Social media giant Meta Platforms (META:NASDAQ) is making waves across the pond with news of a maiden dividend but for investors seeking not just a reliable source of income from the US but one that is actually guaranteed to grow each year, the SPDR S&P US Dividend Aristocrats UCITS ETF (USDV) is the ideal investment.

The fund is based on the S&P500 Dividend Aristocrats, a select group of companies which have all increased their payout every year for at least the last quarter of a century.

If an Aristocrat company cuts or even just holds its dividend unchanged for a year, it exits the index and the clock is reset.

The index was created in May 2005, and unlike the S&P 500 itself is equally weighted so each constituent is rated the same, without bias, and the basket is rebalanced at the start of every quarter.

Constituents must have a float-adjusted market cap of at least $3 billion as of the rebalancing date and a minimum daily liquidity of $5 million.
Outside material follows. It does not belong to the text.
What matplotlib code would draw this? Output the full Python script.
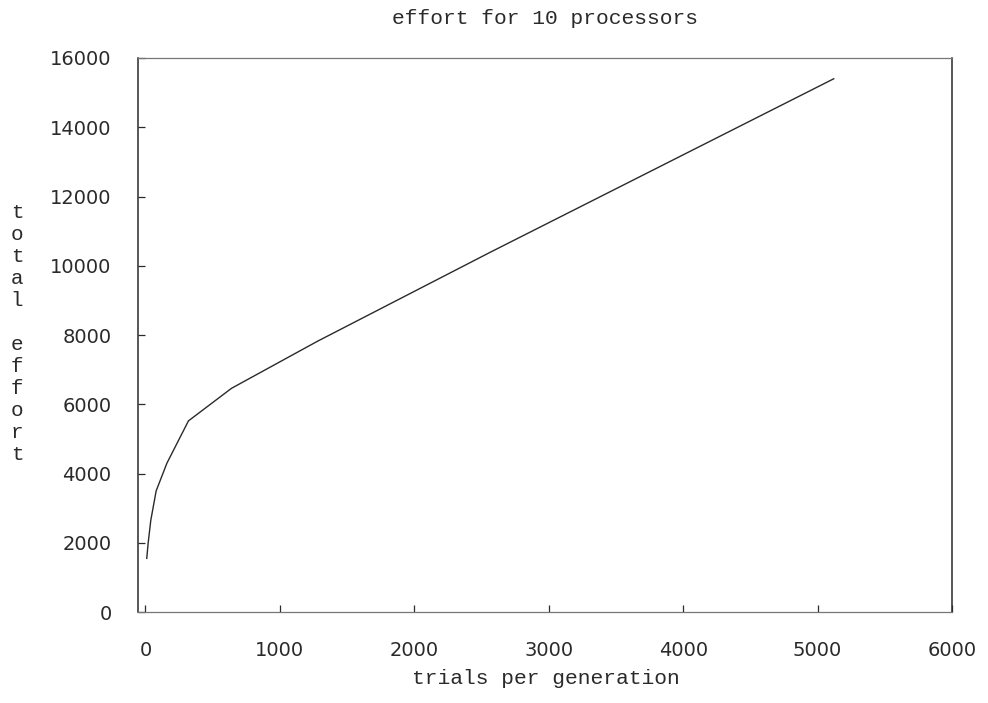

To ensure diversification, there must be a minimum of 40 stocks (today it stands at exactly 100) and no single sector can account for more than 30% of the index weight.

Since 1926, dividends have contributed nearly a third of total equity returns and the index is designed to capture sustainably rising dividends as well as capital growth potential.

As you would expect, the index looks very different to the underlying S&P 500 – for example, it doesn’t include any of the ‘Magnificent Seven’ tech giants, even though Microsoft (MSFT:NASDAQ) is the biggest index payer in real terms, handing $22.3 billion to shareholders last year, and Apple (AAPL:NASDAQ) is the third-biggest payer with $14 billion in dividends.

Even so, the Dividend Aristocrats ETF yields 2.28% compared with 1.39% for the S&P500, so there is a reasonable uplift in income, with a 0.35% ongoing charge.

Over the last decade the ETF has generated an average total return of 11.15% against 12.62% for the benchmark, although that figure is somewhat distorted by the outperformance of big tech stocks in 2023, when the benchmark produced a total return of 20.82% while the ETF managed just 4.61%.